Until its independence, Bangladesh had one of the most prosperous economies in South Asia, benefitting from abundant natural resources and a large population.  Its primarily agricultural economy had the advantages of a mild, partially tropical climate, fertile soil, ample water, and an abundance of fish, wildlife and fruit.  Large quantities of rice, tea, teak, cotton, cane and jute were produced for export and processors around the world.  After independence, however, the Bangladesh government failed to capitalize on the country’s economic strengths.  In the 1970s and 1980s, the government nationalized many industries, which turned out to be a mistake because competitive strengths were lost, they failed to develop infrastructure such as rail and roads, and they became mired in political dissention and corruption.  But since 1996, despite political instability, poor infrastructure, corruption, insufficient power supplies, and slow implementation of economic reforms, the Bangladesh economy has grown an average of 5-6 percent per annum and is expected to grow by 7 percent in the period 2012-2017.

Today, in addition to its traditional agricultural products of rice, fish, jute, vegetables and fruit, Bangladesh is producing leather goods, ceramics and ready-made goods.  Forty-five percent of Bangladeshis are employed in the agriculture sector, where rice is the most important product, but service industries account for more than half of the country’s gross domestic product.  Garments and textiles now provide 80 percent of the country’s export earnings.  And remittances from Bangladeshis working overseas, largely in the Middle East, provide additional earnings.

Bangladesh’s garment industry employs over 3.6 million workers, 80 percent of them women.  The industrial zone of Ashulia, just outside of Bangladesh’s sprawling capital, Dhaka, is one of the principal centers of the industry.  Here, some 4,500 factories – from hulking concrete structures to one-story buildings that resemble small storefront shops – produce ready-made garments for export to numerous customers in Asia and elsewhere like the retailers Wal-Mart in the United States and Tesco in the United Kingdom.  Due primarily to low wages, Bangladesh’s garment industry is now one of the largest in the world, second only to China, having overtaken Vietnam and Indonesia in 2011.

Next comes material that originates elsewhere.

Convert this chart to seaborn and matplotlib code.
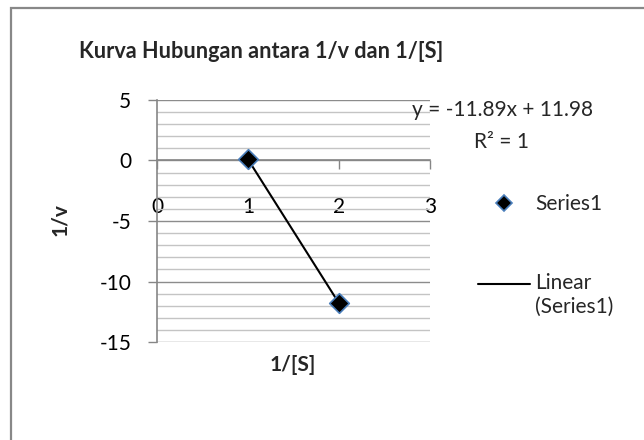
import numpy as np
import pandas as pd
import matplotlib
matplotlib.use("Agg")
import matplotlib.pyplot as plt
from matplotlib.lines import Line2D
from matplotlib.patches import Rectangle
from matplotlib.ticker import MultipleLocator
from matplotlib.legend_handler import HandlerLine2D
import seaborn as sns

# data
inv_s = [1, 2]
inv_v = [0.09, -11.8]
series_name = "Series1"
title_text = "Kurva Hubungan antara 1/v dan 1/[S]"

df = pd.DataFrame({"1/[S]": inv_s, "1/v": inv_v})

# linear trendline, same as Excel's
slope, intercept = np.polyfit(df["1/[S]"], df["1/v"], 1)
trend = pd.DataFrame({"1/[S]": inv_s})
trend["1/v"] = slope * trend["1/[S]"] + intercept

sns.set_theme(style="white")
plt.rcParams["font.family"] = ["Lato", "DejaVu Sans"]
plt.rcParams["axes.unicode_minus"] = False

FS = 15
W, H = 644, 440
fig = plt.figure(figsize=(W / 100, H / 100), dpi=100)
fig.patch.set_facecolor("white")

# chart frame (only left and top edges visible)
fig.add_artist(Rectangle((11 / W, -0.5), 2.0, (H - 8) / H + 0.5,
                         transform=fig.transFigure, fill=False,
                         edgecolor="#888888", linewidth=1.6))

ax = fig.add_axes([157 / W, (H - 342) / H, (430 - 157) / W, (342 - 100) / H])
ax.set_facecolor("white")

sns.lineplot(data=trend, x="1/[S]", y="1/v", ax=ax, color="black",
             linewidth=1.5, zorder=3, legend=False)
sns.scatterplot(data=df, x="1/[S]", y="1/v", ax=ax, marker="D", s=100,
                color="black", edgecolor="#4a7ebb", linewidth=1.2,
                zorder=4, legend=False)

ax.set_xlim(0, 3)
ax.set_ylim(-15, 5)
ax.xaxis.set_major_locator(MultipleLocator(1))
ax.yaxis.set_major_locator(MultipleLocator(5))
ax.yaxis.set_minor_locator(MultipleLocator(1))

ax.grid(False)
ax.grid(which="major", axis="y", color="#8c8c8c", linewidth=1.0, zorder=0)
ax.grid(which="minor", axis="y", color="#c4c4c4", linewidth=1.0, zorder=0)
ax.set_axisbelow(True)

for s in ["top", "right"]:
    ax.spines[s].set_visible(False)
ax.spines["left"].set_color("#868686")
ax.spines["bottom"].set_color("#868686")
ax.spines["bottom"].set_position(("data", 0))
ax.spines["left"].set_linewidth(1.2)
ax.spines["bottom"].set_linewidth(1.2)

ax.tick_params(axis="y", which="major", direction="out", length=6.5, width=1.0,
               color="#868686", pad=12, labelsize=FS, labelcolor="black", left=True)
ax.tick_params(axis="y", which="minor", left=False)
ax.tick_params(axis="x", which="major", direction="out", length=6.5, width=1.0,
               color="#868686", pad=20, labelsize=FS, labelcolor="black", bottom=True)

ax.set_xlabel("")
ax.set_ylabel("")
fig.text(293 / W, 1 - 365 / H, "1/[S]", ha="center", va="center",
         fontsize=FS, fontweight="bold")
fig.text(60 / W, 1 - 220 / H, "1/v", ha="center", va="center",
         fontsize=FS, fontweight="bold", rotation=90)

fig.text(261 / W, 1 - 52 / H, title_text, ha="center", va="center",
         fontsize=15.6, fontweight="bold")

fig.text(502 / W, 1 - 110 / H, f"y = {slope:.2f}x + {intercept:.2f}",
         ha="center", va="center", fontsize=FS)
fig.text(502 / W, 1 - 142 / H, "R² = 1", ha="center", va="center", fontsize=FS)


class FirstLineHandler(HandlerLine2D):
    # put the trendline key level with the first line of its label, like Excel
    def create_artists(self, legend, orig_handle, xdescent, ydescent,
                       width, height, fontsize, trans):
        arts = super().create_artists(legend, orig_handle, xdescent, ydescent,
                                      width, height, fontsize, trans)
        for a in arts:
            a.set_ydata(np.asarray(a.get_ydata()) + 0.58 * fontsize)
        return arts


handles = [
    Line2D([], [], linestyle="none", marker="D", markersize=8,
           markerfacecolor="black", markeredgecolor="#4a7ebb", markeredgewidth=1.2),
    Line2D([], [], color="black", linewidth=1.5),
]
labels = [series_name, f"Linear\n({series_name})"]
ax.legend(handles, labels, loc="upper left", bbox_to_anchor=(478 / W, 1 - 194 / H),
          bbox_transform=fig.transFigure, frameon=False, fontsize=FS,
          handlelength=2.5, handletextpad=0.25, labelspacing=2.85,
          borderaxespad=0, borderpad=0,
          handler_map={handles[1]: FirstLineHandler()})

fig.savefig("out.png", dpi=100)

Among Bangladesh’s economic handicaps is its susceptibility to the natural disaster of flooding from monsoon storms during the monsoon season during June to September each year.  Eighty percent of the country’s geography is flood plain, and 75 percent is less than 30 feet above sea level.  Every year at least 18 percent of the country is flooded with an estimated average of 5,000 people being killed and seven million homes destroyed.  Eighteen major floods occurred in the 20th Century.  In a severe flood, as much as 75 percent of the country is flooded, as was the case in 1998.  Other years when there was severe flooding were 1966, 1987, 1988, 2004 and 2007.

Perhaps Bangladesh will always be subject to the devastating economic effects of natural disasters like monsoon-generated flooding, but it has the potential to overcome its current man-made shortcomings – political instability, poor infrastructure, corruption, insufficient power supplies, and slow implementation of economic reforms.  To the good is the country’s large population of workers with its potential to provide low-cost manufacturing when wages in other countries like China are rising.  There are also the favorable centralized locations of its seaports for trade between East Asia and South Asia, and the emergence of new industries such as shipbuilding, pharmaceuticals and tourism.

Like its national animal, the Bengal tiger, Bangladesh is emerging from the jungle of its past history to fulfill a promise of growth and wellbeing.  For the Bangladesh government, in addressing the challenging tasks before it, there is an opportunity to follow the path of its national animal.  Tradition holds that the Bengal tiger is a symbol of life, force and justice.